7/10
THE KID FROM SPAIN (Leo McCarey, 1932) ***
1 February 2014
This is one of the two-best regarded Eddie Cantor vehicles, the other being the superior ROMAN SCANDALS (1933). In many ways, it follows the typical formula of star comedians during this era: not only does it mix the laughs with songs, but the setting goes from college to south-of- the-border and involves multiple impersonations (a convict about to be executed{!}, performing a musical routine in blackface and, most pertinent to the central plot, a torero) and the second leads' less- than-smooth romance (he is here played by the non-Latin Robert Young!).

Having Busby Berkeley as choreographer and being a "Pre-Code" film, this could hardly fail to have elaborately risqué' numbers (reportedly, among the Goldwyn Girls here are Paulette Goddard, Betty Grable and Jane Wyman but I did not recognize them) – right from the opening moments (which were trimmed for subsequent reissues!) but, even if the Bert Kalmar/Harry Ruby score is quite pleasant, these definitely come off as longueurs when not involving Cantor himself. Director McCarey had started out in Laurel & Hardy comedies, and he would subsequently handle many of their rivals/successors – apart from the star of this film, the Marx Bros., W.C. Fields, Mae West, Harold Lloyd and, in more sophisticated terms, Cary Grant.
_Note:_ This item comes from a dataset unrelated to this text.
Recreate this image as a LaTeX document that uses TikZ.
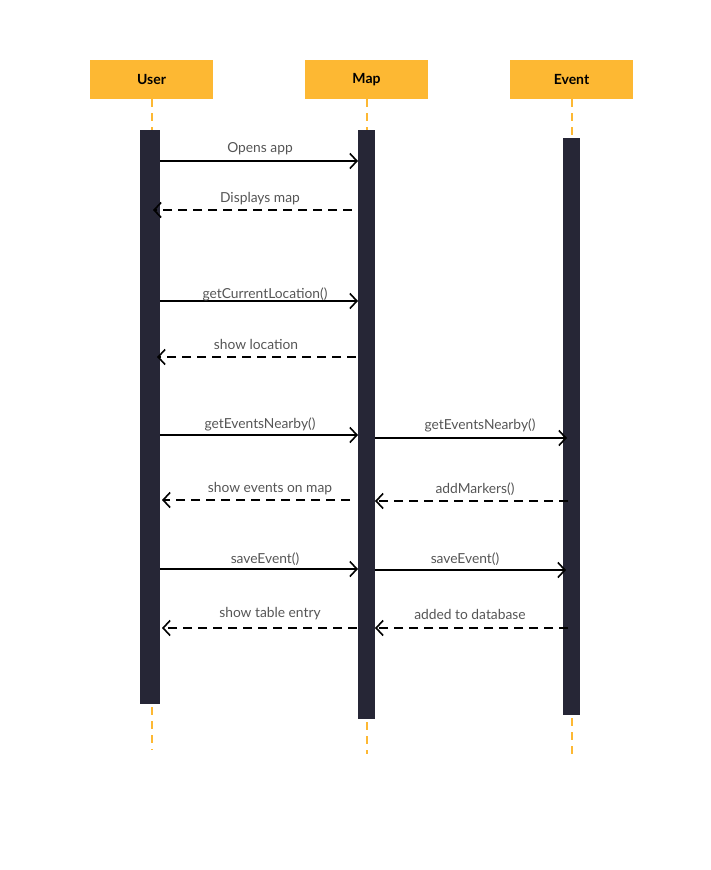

Gags (and dialogue exchanges) are plentiful and generally display a very high standard of inventiveness. Among the highlights are: Cantor unwittingly acting as the getaway driver of bank robbers; his brushes with a flustered immigration official and a U.S. cop after the thieving gang; his serenading the heroine (on behalf of Young – incidentally, he is himself pursued throughout by the girl's blonde friend) sporting a gigantic sombrero; and, obviously, his being passed off as a celebrated bullfighter's son (he trains with a docile animal who can be 'controlled' with a gibberish but unwieldly word – however, the villains (including the blonde girl's fiancé J. Carrol Naish) then have it replaced with the most irate of the herd, able even to leap over the spectator barricades{!}, only for the hero to ultimately put it out of action by pure chance). For the record, the film was referenced in the Walt Disney cartoon short MICKEY'S GALA PREMIERE (1933) and can be seen to have influenced – ironically enough – the Laurel & Hardy outings SAPS AT SEA (1940; in Cantor's violent behaviour triggered by noise) and THE BULLFIGHTERS (1945), not to mention the Italian comic Toto' vehicle FIFA E ARENA (1948) and the classic "Looney Tunes" cartoon BULLY FOR BUGS (1953).